On the road to
self-improvement, we often focus on what is missing in our lives. “If I could
just get my anxiety under control, I would be happy” “I wish I had more money,
it would solve just about everything”…etc. While there is merit to these
thoughts, as they point at what we would like to change in ourselves or in our
worlds, they are also not necessarily all that helpful. The reason that
focusing on what is lacking does not lead us to fill the void or make changes
is 1) this language can be discouraging and 2) it is abstract and does not tell
us exactly how to achieve our goals. How can we best motivate ourselves on the
challenging road of self-improvement, while setting ourselves up for success?
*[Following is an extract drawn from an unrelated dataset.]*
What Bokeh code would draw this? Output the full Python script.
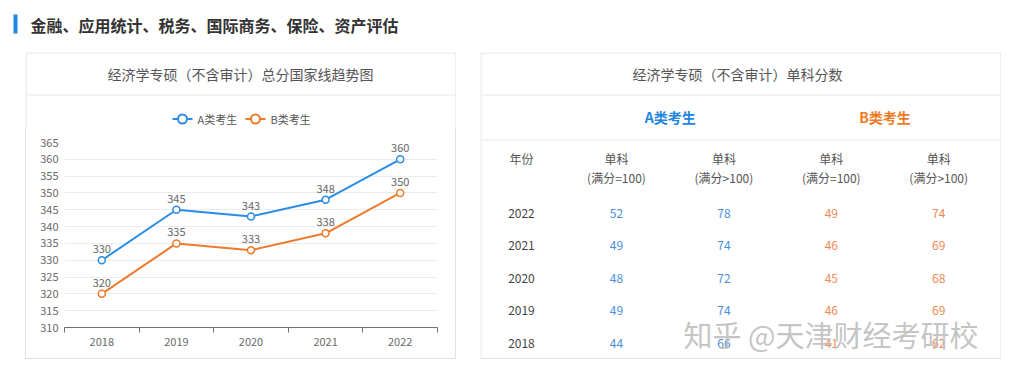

Let’s start by shifting our focus from what is missing, to what is there. Here are some
tools to help you do this:
1-
Change your language from what is not, to what is. This can work in two ways.
a.
Shift the focus from how our imperfections
harm us, to how they serve us. For example: my anxiety may bring me unwanted
stress at times, but it also serves a healthy purpose at other times. For
instance, sometimes my anxiety helps me plan important events, or be cautious
in dangerous situations. (*Note: this is
not to minimize the harmful anxiety, but to help us see that it is not “all
bad, all the time,” which can often bring a sense of relief or be refreshing).
b.
Shift the focus from what you
do not like about yourself to what you do. For example, I may not like my
anxiety, but I love my sense of creativity. Pick something you like about yourself,
and consciously spend more time thinking about it. If you spend half as much
time as you do thinking about what you do not like, and replace it with what
you do, your entire inner landscape will shift.
2-
Get clear on what you do want, not what you do not want: This can work for your relationship with yourself and with others:
a.
Relationship with others: It is common to be very clear on what we do not want from others,
but a little fuzzier on what we do. For example, we know we do not want to be
yelled at, and can communicate this quite clearly: “don’t yell at me!” However,
in so doing, we do not make clear requests around what we actually do want: “please
speak to me calmly.” This may sound like the same thing, but psychologically, we
have a way easier time taking in clear action-based language than we do
negative language around what not to do (which sounds more like criticism).
b.
Relationship with self: If I know I do not want to be anxious, then what do I want to be in
its place? Calm, assertive, confident, courageous, mellow… There are many
things that can replace the lack of anxiety, and spending more time thinking
about what you do what to see changed, as opposed to what you do not want to be
there, is a healthier and more fruitful way to get there.